“And on the 8th day, God created football … ” The Gospel of Gridiron
Okay, maybe there’s no Gridiron Gospel, but there might as well be. Here in the South, football is not a sport — it’s a religion. That stadium’s a church … why do you think we all get gussied-up in our Sunday best before piling into the stands? When reverent players cross into that end zone, each cheerleader seems to sing the Hallelujah Chorus. Before and after the
service game, the time-honored ritual of the tailgate brings the “congregation” together in communion with one another to break bread and toast traditions. ‘Tis a foolish soul that turns up at that game without an offering for the sacramental spread. At this year’s Atlanta Food & Wine Festival (AFWF), the popular class session on Food & Sports fielded a fierce debate on the competitions rolling out in the kitchen as well as on the turf. We asked chefs from the AFWF Advisory Council to continue the discussion and kick-off the season with some of their personal reflections on the topic:
Kelly English – Memphis, TN; Restaurant Iris, Kelly English Steakhouse at Hollywood Casino St.
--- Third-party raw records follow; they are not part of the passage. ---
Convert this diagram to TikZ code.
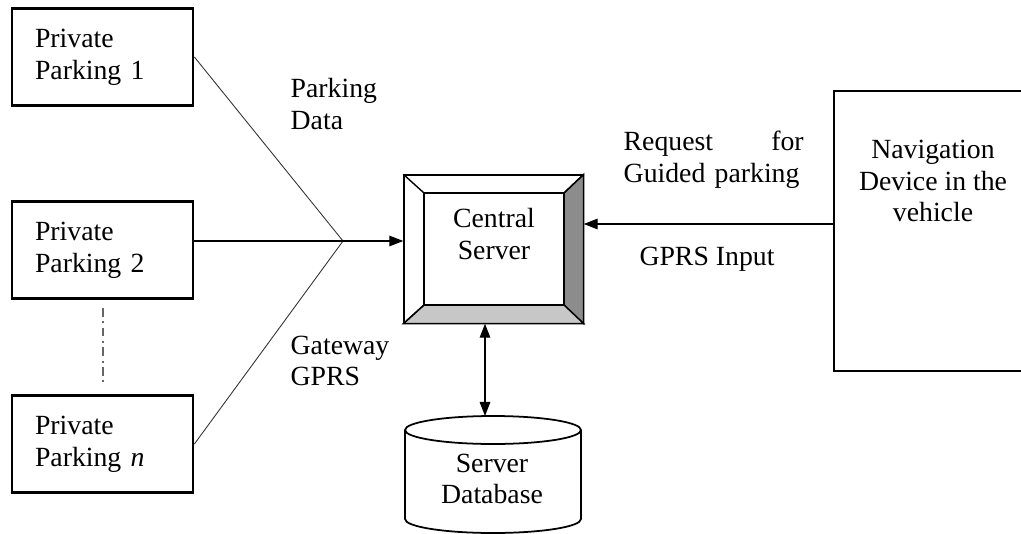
\documentclass[tikz,border=0pt]{standalone}
\usepackage{fontspec}
\setmainfont{Liberation Serif}
\usetikzlibrary{calc,arrows.meta}

\tikzset{
  pbox/.style={draw, line width=1.6pt, minimum width=3.62cm, minimum height=1.94cm,
    text width=2.7cm, inner xsep=0.46cm, align=left},
  lbl/.style={inner sep=0pt, align=left},
  tip/.style={-{Triangle[length=8pt,width=6pt]}},
}

\begin{document}
\begin{tikzpicture}[x=0.02cm, y=-0.02cm, font=\fontsize{15.8}{18}\selectfont, line width=0.8pt]
  %%%%% START %%%%%
  \useasboundingbox (0,0) rectangle (1021,534);

  % parking boxes
  \node[pbox] (p1) at (102.5,57) {Private\\Parking 1};
  \node[pbox] (p2) at (102.5,250) {Private\\Parking 2};
  \node[pbox] (pn) at (102.5,444) {Private\\Parking \textit{n}};
  \coordinate (dtop) at (103,308);
  \coordinate (dbot) at (103,382);
  \draw[line width=1.4pt, gray!80!black, dash pattern=on 5pt off 2.5pt on 1.2pt off 2.5pt] (dtop) -- (dbot);

  % central server
  \node[draw, minimum width=3.58cm, minimum height=2.96cm] (cs) at (493.5,249) {};
  \coordinate (i1) at (424,193);
  \coordinate (i2) at (564,193);
  \coordinate (i3) at (564,305);
  \coordinate (i4) at (424,305);
  \draw[fill=black!45] (cs.north east) -- (i2) -- (i3) -- (cs.south east) -- cycle;
  \draw[fill=black!22] (cs.south west) -- (i4) -- (i3) -- (cs.south east) -- cycle;
  \draw (cs.north west) -- (i1) -- (i2) -- (cs.north east);
  \draw (cs.south west) -- (i4) -- (i1);
  \draw[fill=white] (i1) rectangle (i3);
  \draw (cs.north west) rectangle (cs.south east);
  \node[lbl, align=center] (cstxt) at (494,234) {Central\\Server};

  % navigation device
  \node[draw, minimum width=3.96cm, minimum height=5.6cm] (nav) at (933,231) {};
  \node[lbl, align=center] (navtxt) at (933,181) {Navigation\\Device in the\\vehicle};

  % database
  \draw[line width=1pt] (405,430) -- (405,519) arc (180:0:88 and 14) -- (581,430);
  \draw[line width=1pt] (493,430) ellipse (88 and 14);
  \coordinate (dbtop) at (485,416);
  \node[lbl, align=center] (dbtxt) at (492,479) {Server\\Database};

  % connectors
  \coordinate (jn) at (343,241);
  \draw[line width=0.5pt, black!80] (p1.east) -- (jn) -- (pn.east);
  \draw (p2.east |- jn) -- (jn);
  \draw[tip] (jn) -- (jn -| cs.west);
  \coordinate (navin) at (834,224);
  \draw[tip] (navin) -- (navin -| cs.east);
  \draw[{Triangle[length=8pt,width=6pt]}-{Triangle[length=8pt,width=6pt]}] (dbtop |- cs.south) -- (dbtop);

  % labels
  \node[lbl, anchor=west] (pdata) at (290,104) {Parking\\Data};
  \node[lbl, anchor=west] (gw) at (290,361) {Gateway\\GPRS};
  \node[lbl, anchor=west, text width=3.6cm] (req) at (623,160) {Request\hfill for\\Guided parking};
  \node[lbl] (gin) at (707,259) {GPRS Input};
  %%%%% END %%%%%
\end{tikzpicture}
\end{document}
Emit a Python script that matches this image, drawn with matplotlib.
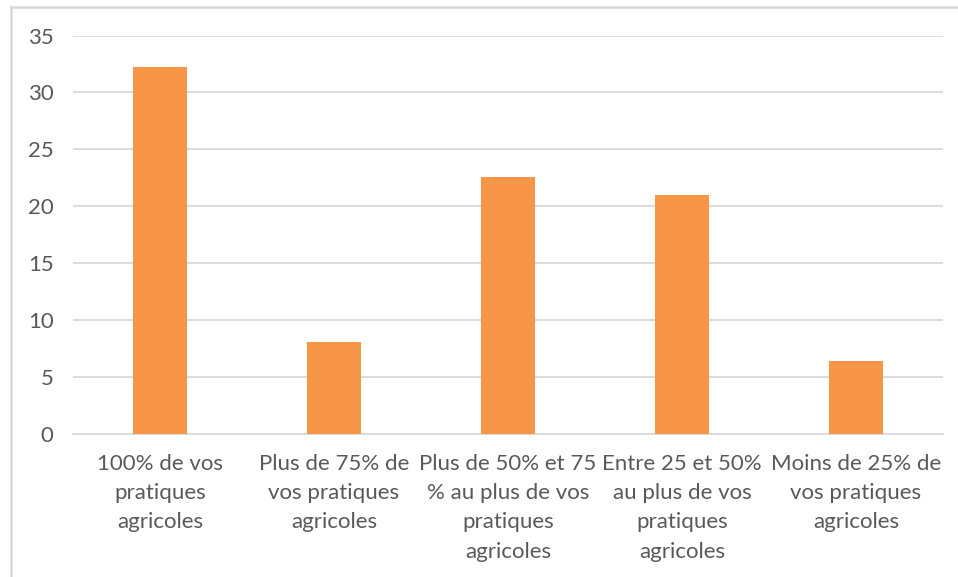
import matplotlib
matplotlib.use('Agg')
import matplotlib.pyplot as plt
from matplotlib.lines import Line2D

plt.rcParams['font.family'] = ['Lato', 'DejaVu Sans']

# share of respondents per category
categories = [
    "100% de vos\npratiques\nagricoles",
    "Plus de 75% de\nvos pratiques\nagricoles",
    "Plus de 50% et 75\n% au plus de vos\npratiques\nagricoles",
    "Entre 25 et 50%\nau plus de vos\npratiques\nagricoles",
    "Moins de 25% de\nvos pratiques\nagricoles",
]
values = [32.26, 8.06, 22.58, 20.97, 6.45]
yticks = [0, 5, 10, 15, 20, 25, 30, 35]

W, H = 958, 577
fig = plt.figure(figsize=(W / 100, H / 100), dpi=100)
ax = fig.add_axes([73 / W, 1 - 434.3 / H, 870 / W, 398.8 / H])

ax.bar(range(len(values)), values, width=0.316, color='#F79646', zorder=3)

ax.set_xlim(-0.5, len(values) - 0.5)
ax.set_ylim(0, 35)
ax.set_yticks(yticks)
ax.set_yticklabels([str(t) for t in yticks])
ax.set_xticks(range(len(categories)))
ax.set_xticklabels(categories, linespacing=1.58)

ax.grid(axis='y', color='#d9d9d9', linewidth=1.3, zorder=0)
for s in ['top', 'right', 'left']:
    ax.spines[s].set_visible(False)
ax.spines['bottom'].set_color('#d9d9d9')
ax.spines['bottom'].set_linewidth(1.3)
ax.tick_params(axis='both', length=0, labelsize=16, colors='#595959')
ax.tick_params(axis='y', pad=14)
ax.tick_params(axis='x', pad=14)

# outer chart frame (only left and top edges show)
fig.add_artist(Line2D([10.5 / W, 10.5 / W], [0, 1 - 7 / H], transform=fig.transFigure,
                      color='#d9d9d9', linewidth=1.8))
fig.add_artist(Line2D([10.5 / W, 1], [1 - 7 / H, 1 - 7 / H], transform=fig.transFigure,
                      color='#d9d9d9', linewidth=1.8))

fig.savefig('out.png', dpi=100)
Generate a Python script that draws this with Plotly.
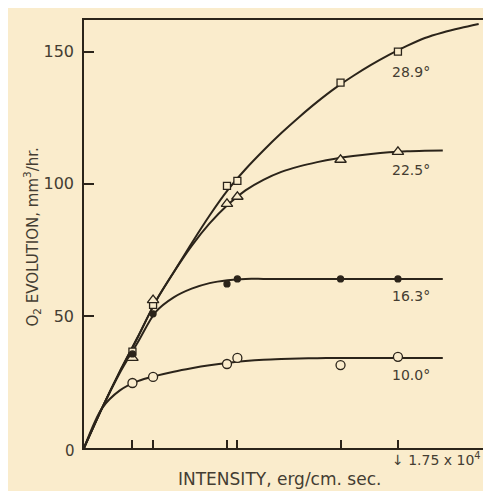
import plotly.graph_objects as go

# light intensity at which measurements were taken (erg/cm. sec.)
intensity = [2700, 3850, 7970, 8550, 14300, 17500]

# O2 evolution (mm3/hr) at each temperature
o2_289 = [36.5, 54.2, 99.2, 101.1, 138.3, 150.0]
o2_225 = [34.1, 56.0, 92.4, 95.1, 109.1, 112.1]
o2_163 = [35.6, 50.8, 62.1, 64.0, 64.0, 64.0]
o2_100 = [24.6, 26.9, 31.8, 34.1, 31.4, 34.5]

# hand-drawn fitted curves, every 1000 erg/cm. sec.
curve_x = [0, 1000, 2000, 3000, 4000, 5000, 6000, 7000, 8000, 9000, 10000, 11000,
           12000, 13000, 14000, 15000, 16000, 17000, 18000, 19000, 20000, 21000, 22000]
curve_289 = [0, 15, 29, 42, 55.5, 66.5, 77.5, 88, 97.5, 105.5, 112.6, 119.2,
             125.3, 131, 136.2, 140.8, 145, 148.8, 152.2, 155.2, 157.3, 159, 160.5]
curve_225 = [0, 15, 29, 42, 55.5, 66.5, 76.5, 85, 92, 97.5, 101.5, 104.5,
             106.6, 108.2, 109.5, 110.5, 111.3, 111.9, 112.3, 112.5, 112.6]
curve_163 = [0, 15, 28.5, 40, 51.5, 57, 60.3, 62.4, 63.5, 64, 64, 64,
             64, 64, 64, 64, 64, 64, 64, 64, 64]
curve_100 = [0, 15, 21.8, 25.3, 27.3, 28.9, 30.2, 31.3, 32.2, 32.9, 33.4, 33.7,
             33.9, 34, 34.1, 34.1, 34.1, 34.1, 34.1, 34.1, 34.1]

temps = ["28.9°", "22.5°", "16.3°", "10.0°"]
label_y = [142.4, 105.3, 57.6, 27.7]

bg = "#faeccc"
ink = "#2b241a"
txt = "#443d32"
font = "DejaVu Sans"

fig = go.Figure()

for cy in [curve_289, curve_225, curve_163, curve_100]:
    fig.add_trace(go.Scatter(x=curve_x[:len(cy)], y=cy, mode="lines",
                             line=dict(color=ink, width=2, shape="spline", smoothing=0.8),
                             showlegend=False, hoverinfo="skip"))

# markers: open square, open triangle, filled dot, open circle
marks = [
    (o2_289, "square", 7, bg),
    (o2_225, "triangle-up", 10, bg),
    (o2_163, "circle", 6, ink),
    (o2_100, "circle", 9, bg),
]
for ys, sym, sz, fill in marks:
    fig.add_trace(go.Scatter(x=intensity, y=ys, mode="markers",
                             marker=dict(symbol=sym, size=sz, color=fill,
                                         line=dict(color=ink, width=1.3)),
                             showlegend=False))

for t, ly in zip(temps, label_y):
    fig.add_annotation(x=18250, y=ly, text=t, showarrow=False,
                       font=dict(family=font, size=14, color=txt))

fig.add_annotation(x=17500, y=0, yshift=-11, xshift=-8, xanchor="left",
                   text="↓ 1.75 x 10<sup>4</sup>", showarrow=False,
                   font=dict(family=font, size=14, color=txt))
fig.add_annotation(x=0, y=0, xshift=-14, yshift=-3, text="0", showarrow=False,
                   font=dict(family=font, size=15, color=txt))

# axis titles
fig.add_annotation(xref="paper", yref="paper", x=0.483, y=0, yshift=-43,
                   text="INTENSITY, erg/cm. sec.", showarrow=False,
                   font=dict(family=font, size=17, color=txt))
fig.add_annotation(xref="paper", yref="paper", x=0, xshift=-64, y=0.493,
                   text="O<sub>2</sub> EVOLUTION, mm<sup>3</sup>/hr.", textangle=-90,
                   showarrow=False, font=dict(family=font, size=15, color=txt))

fig.update_layout(
    width=491, height=491,
    paper_bgcolor=bg, plot_bgcolor=bg,
    margin=dict(l=76, r=11, t=12, b=51),
    font=dict(family=font, color=txt),
    xaxis=dict(range=[0, 22520], showgrid=False, zeroline=False, automargin=False,
               showline=True, linecolor=ink, linewidth=1.5, mirror=True,
               ticks="inside", ticklen=8, tickwidth=1.5, tickcolor=ink,
               tickvals=intensity, showticklabels=False),
    yaxis=dict(range=[0, 162], showgrid=False, zeroline=False, automargin=False,
               showline=True, linecolor=ink, linewidth=1.5, mirror=True,
               ticks="inside", ticklen=10, tickwidth=1.5, tickcolor=ink,
               tickvals=[50, 100, 150], ticktext=["50", "100", "150"],
               tickfont=dict(size=16), ticklabelstandoff=5),
)

fig.write_html("out.html")
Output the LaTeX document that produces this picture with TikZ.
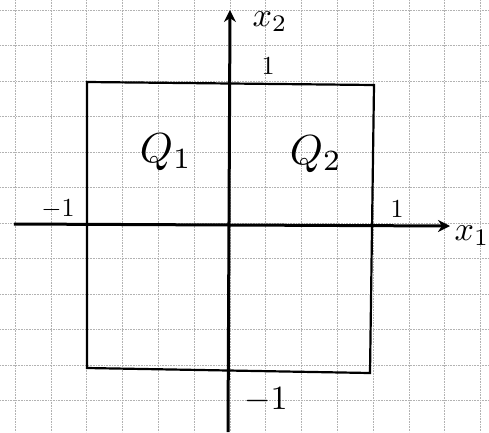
\documentclass[tikz,border=0pt]{standalone}
\usepackage{graphicx}
\usetikzlibrary{arrows.meta}
\begin{document}
\begin{tikzpicture}[x=1pt,y=-1pt,
  gridline/.style={gray!60,line width=0.6pt,densely dotted},
  axis/.style={line width=3pt,-{Stealth[length=12pt,width=12pt]}},
  boxline/.style={line width=2.2pt},
  lbl/.style={inner sep=0pt}]
\useasboundingbox (0,0) rectangle (489,432);
\fill[white] (0,0) rectangle (489,432);
\foreach \i in {0,...,13} \draw[gridline] ({15+35.8*\i},0) -- ({15+35.8*\i},432);
\foreach \j in {0,...,11} \draw[gridline] (0,{10+35.5*\j}) -- (489,{10+35.5*\j});
% axes
\coordinate (xs) at (14,224);
\coordinate (xe) at (450,226);
\coordinate (ys) at (228,432);
\coordinate (ye) at (230,10);
\draw[axis] (xs) -- (xe);
\draw[axis] (ys) -- (ye);
% square
\draw[boxline] (87,82) -- (374,85) -- (370,373) -- (87,368) -- cycle;
% labels
\node[lbl] (x2) at (270,22) {\scalebox{3.4}{$x_2$}};
\node[lbl] (x1) at (472,236) {\scalebox{3.4}{$x_1$}};
\node[lbl] (t1) at (268,66) {\scalebox{2.6}{$1$}};
\node[lbl] (tr) at (397,209) {\scalebox{2.6}{$1$}};
\node[lbl] (tl) at (58,209) {\scalebox{2.6}{$-1$}};
\node[lbl] (tb) at (266,400) {\scalebox{3.4}{$-1$}};
\node[lbl] (q1) at (166,152) {\scalebox{4.2}{$Q_1$}};
\node[lbl] (q2) at (316,154) {\scalebox{4.2}{$Q_2$}};
\end{tikzpicture}
\end{document}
Louis, The Second Line and Magnolia House by Kelly English at Grand Casino Biloxi
- What is your favorite tailgate treat? Either pimento cheese or cold, spicy Popeyes fried chicken (guilty pleasure that has always meant “today there is football” to me).
- What’s the oddest thing you wish would disappear from tailgates? I still see people bring congealed salads. Stop it, stop it right now.
- What do you bring? I bring bourbon first and foremost. John Currence has an incredible catering setup for tailgates in the Grove, so we usually let his team do the heavy lifting.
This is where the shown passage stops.